Some weeks later—in July 1971—I had to drive to Hastings, then to London. Crowborough lay on my route, so I asked Leftwich if it would be convenient to call on him. He said it would. So, on a very hot Monday morning, I set out for Crowborough. I wasn't sure what kind of a person I was going to meet: whether he would prove to be alarming, or impressive, or perhaps just a fraud. Somehow, I pictured him as a rather quiet, pipe-smoking man—although I knew he didn't smoke.

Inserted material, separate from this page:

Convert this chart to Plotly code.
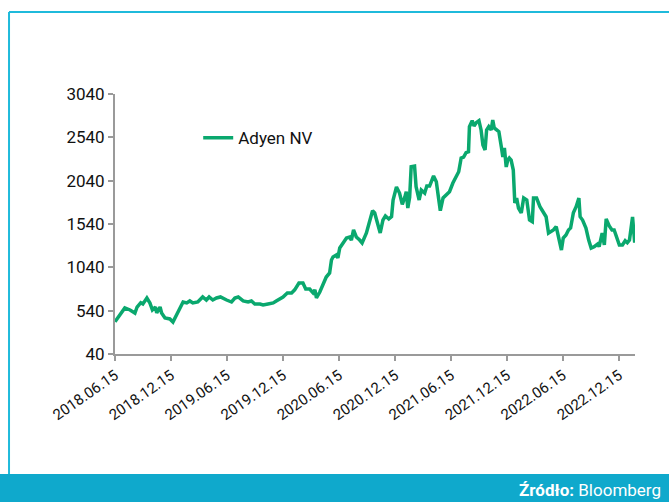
import plotly.graph_objects as go

# Adyen NV share price (EUR)
dates = [
    '2018-06-15', '2018-06-26', '2018-07-17', '2018-08-03', '2018-08-19', '2018-08-26',
    '2018-09-07', '2018-09-14', '2018-09-27', '2018-10-07', '2018-10-15', '2018-10-25',
    '2018-10-29', '2018-11-09', '2018-11-14', '2018-11-25', '2018-12-11', '2018-12-21',
    '2019-01-02', '2019-01-12', '2019-01-23', '2019-02-04', '2019-02-14', '2019-02-24',
    '2019-03-12', '2019-03-28', '2019-04-09', '2019-04-18', '2019-04-30', '2019-05-12',
    '2019-05-25', '2019-06-14', '2019-06-30', '2019-07-11', '2019-07-22', '2019-08-07',
    '2019-08-23', '2019-09-03', '2019-09-14', '2019-10-01', '2019-10-11', '2019-10-27',
    '2019-11-13', '2019-11-23', '2019-12-04', '2019-12-15', '2019-12-29', '2020-01-12',
    '2020-01-22', '2020-02-05', '2020-02-18', '2020-02-27', '2020-03-11', '2020-03-22',
    '2020-03-28', '2020-04-02', '2020-04-13', '2020-04-24', '2020-05-04', '2020-05-15',
    '2020-05-21', '2020-05-26', '2020-06-06', '2020-06-11', '2020-06-17', '2020-06-28',
    '2020-07-09', '2020-07-19', '2020-07-25', '2020-08-01', '2020-08-10', '2020-08-21',
    '2020-08-29', '2020-09-12', '2020-09-23', '2020-10-02', '2020-10-09', '2020-10-18',
    '2020-10-27', '2020-11-05', '2020-11-13', '2020-11-24', '2020-12-03', '2020-12-08',
    '2020-12-19', '2020-12-29', '2021-01-07', '2021-01-15', '2021-01-20', '2021-01-25',
    '2021-01-31', '2021-02-05', '2021-02-16', '2021-02-21', '2021-03-03', '2021-03-10',
    '2021-03-21', '2021-03-28', '2021-04-06', '2021-04-19', '2021-04-28', '2021-05-03',
    '2021-05-11', '2021-05-20', '2021-05-31', '2021-06-10', '2021-06-21', '2021-06-30',
    '2021-07-10', '2021-07-18', '2021-07-26', '2021-08-03', '2021-08-11', '2021-08-14',
    '2021-08-23', '2021-08-29', '2021-09-05', '2021-09-14', '2021-09-21', '2021-09-27',
    '2021-10-04', '2021-10-09', '2021-10-16', '2021-10-24', '2021-10-29', '2021-11-03',
    '2021-11-12', '2021-11-18', '2021-11-26', '2021-12-01', '2021-12-06', '2021-12-12',
    '2021-12-17', '2021-12-22', '2021-12-28', '2022-01-04', '2022-01-09', '2022-01-15',
    '2022-01-21', '2022-01-30', '2022-02-07', '2022-02-17', '2022-02-26', '2022-03-07',
    '2022-03-11', '2022-03-21', '2022-04-01', '2022-04-10', '2022-04-21', '2022-04-29',
    '2022-05-08', '2022-05-15', '2022-05-24', '2022-06-01', '2022-06-10', '2022-06-16',
    '2022-06-25', '2022-07-03', '2022-07-10', '2022-07-19', '2022-07-28', '2022-08-06',
    '2022-08-10', '2022-08-18', '2022-08-29', '2022-09-07', '2022-09-15', '2022-09-25',
    '2022-10-06', '2022-10-11', '2022-10-21', '2022-10-28', '2022-11-03', '2022-11-13',
    '2022-11-22', '2022-11-29', '2022-12-07', '2022-12-16', '2022-12-26', '2023-01-04',
    '2023-01-11', '2023-01-18', '2023-01-28', '2023-02-04',
]
prices = [
    413, 470, 571, 548, 513, 582,
    632, 617, 686, 628, 548, 582,
    513, 582, 513, 455, 444, 409,
    490, 548, 640, 629, 652, 629,
    640, 698, 663, 698, 663, 686,
    698, 663, 640, 686, 698, 652,
    640, 652, 617, 617, 606, 617,
    629, 652, 675, 698, 745, 745,
    780, 859, 859, 790, 790, 745,
    780, 686, 755, 836, 928, 975,
    1125, 1159, 1182, 1148, 1263, 1321,
    1378, 1390, 1355, 1471, 1390, 1355,
    1321, 1436, 1586, 1693, 1667, 1566,
    1436, 1586, 1632, 1598, 1624, 1817,
    1967, 1897, 1767, 1847, 1913, 1724,
    1847, 2201, 2209, 1970, 1817, 1932,
    1897, 1978, 1978, 2094, 2028, 1897,
    1693, 1840, 1874, 1913, 2013, 2086,
    2143, 2301, 2313, 2363, 2374, 2663,
    2732, 2671, 2709, 2732, 2625, 2451,
    2394, 2625, 2663, 2625, 2740, 2648,
    2625, 2605, 2432, 2313, 2417, 2198,
    2278, 2301, 2278, 2163, 1782, 1840,
    1724, 1667, 1840, 1817, 1586, 1566,
    1840, 1840, 1740, 1682, 1624, 1436,
    1451, 1471, 1509, 1378, 1240, 1378,
    1413, 1471, 1494, 1670, 1740, 1840,
    1624, 1586, 1494, 1355, 1263, 1278,
    1309, 1278, 1436, 1298, 1598, 1517,
    1471, 1471, 1378, 1298, 1298, 1347,
    1324, 1355, 1621, 1324,
]

x_tickvals = ['2018-06-15', '2018-12-15', '2019-06-15', '2019-12-15', '2020-06-15',
              '2020-12-15', '2021-06-15', '2021-12-15', '2022-06-15', '2022-12-15']
x_ticktext = ['2018.06.15', '2018.12.15', '2019.06.15', '2019.12.15', '2020.06.15',
              '2020.12.15', '2021.06.15', '2021.12.15', '2022.06.15', '2022.12.15']
y_tickvals = [40, 540, 1040, 1540, 2040, 2540, 3040]

GREEN = '#0aa86e'
FRAME = '#1fbadb'
BAND = '#0fa9cc'
AXIS = '#9a9a9a'
FONT = 'Roboto, sans-serif'

fig = go.Figure()

fig.add_trace(go.Scatter(
    x=dates,
    y=prices,
    mode='lines',
    name='Adyen NV',
    line=dict(color=GREEN, width=3.5),
))

# frame (left + top) and source band at the bottom
fig.add_shape(type='line', xref='paper', yref='paper',
              x0=-0.2038, x1=-0.2038, y0=-0.4615, y1=1.315,
              line=dict(color=FRAME, width=2))
fig.add_shape(type='line', xref='paper', yref='paper',
              x0=-0.2038, x1=1.1, y0=1.315, y1=1.315,
              line=dict(color=FRAME, width=2))
fig.add_shape(type='rect', xref='paper', yref='paper',
              x0=-0.3, x1=1.1, y0=-0.6, y1=-0.4615,
              line=dict(width=0), fillcolor=BAND, layer='below')

fig.add_annotation(
    text='<b>Źródło:</b> Bloomberg',
    xref='paper', yref='paper', x=1.054, y=-0.523,
    xanchor='right', yanchor='middle', showarrow=False,
    font=dict(family=FONT, size=17, color='white'),
)

fig.update_layout(
    width=669,
    height=502,
    margin=dict(l=115, r=34, t=94, b=148),
    paper_bgcolor='white',
    plot_bgcolor='white',
    showlegend=True,
    legend=dict(x=0.16, y=0.83, xanchor='left', yanchor='middle',
                bgcolor='rgba(0,0,0,0)',
                font=dict(family=FONT, size=17, color='#111111')),
    xaxis=dict(
        type='date',
        range=['2018-06-15', '2023-02-05'],
        tickvals=x_tickvals,
        ticktext=x_ticktext,
        tickangle=-35,
        ticks='outside', ticklen=5, tickwidth=1.5, tickcolor=AXIS,
        showline=True, linecolor=AXIS, linewidth=2,
        showgrid=False, zeroline=False,
        tickfont=dict(family=FONT, size=15, color='#111111'),
    ),
    yaxis=dict(
        range=[40, 3040],
        tickvals=y_tickvals,
        ticks='outside', ticklen=5, tickwidth=1.5, tickcolor=AXIS,
        showline=True, linecolor=AXIS, linewidth=2,
        showgrid=False, zeroline=False,
        tickfont=dict(family=FONT, size=17, color='#111111'),
    ),
)

# the page body has a default 8px margin; drop it so the figure fills the window
fig.write_html('out.html', config={'displayModeBar': False},
               post_script="document.body.style.margin='0';")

I expected the highest house in Sussex to stand alone on a remote hilltop outside the town; in fact, it faced into a tree-lined road. It was smaller than I'd expected, but very pretty, and obviously very old, built of grey stone. The lawns were large and smooth. It was only about three in the afternoon, but I knew he'd be home—I'd rung him the night before. He heard the car, which I parked beside his own, and came out to meet me. A very rapid, firm handshake, and 'Nice to see you. Come on in.' I realized that the photographs in Man, Myth and Magic had bestowed a false air of repose on him. He had a way of talking and moving rapidly, although without any suggestion of nervous tension. We went through the back garden and into the house. His sitting room had an air of polished neatness. My own house, while not chaotic, is never exactly tidy; the floor is usually covered with books, toys and children's records, and if you move the armchair you are likely to knock over a wine bottle that has been there since the night before. Robert Leftwich's beautifully tidy room made me feel a little uncomfortable.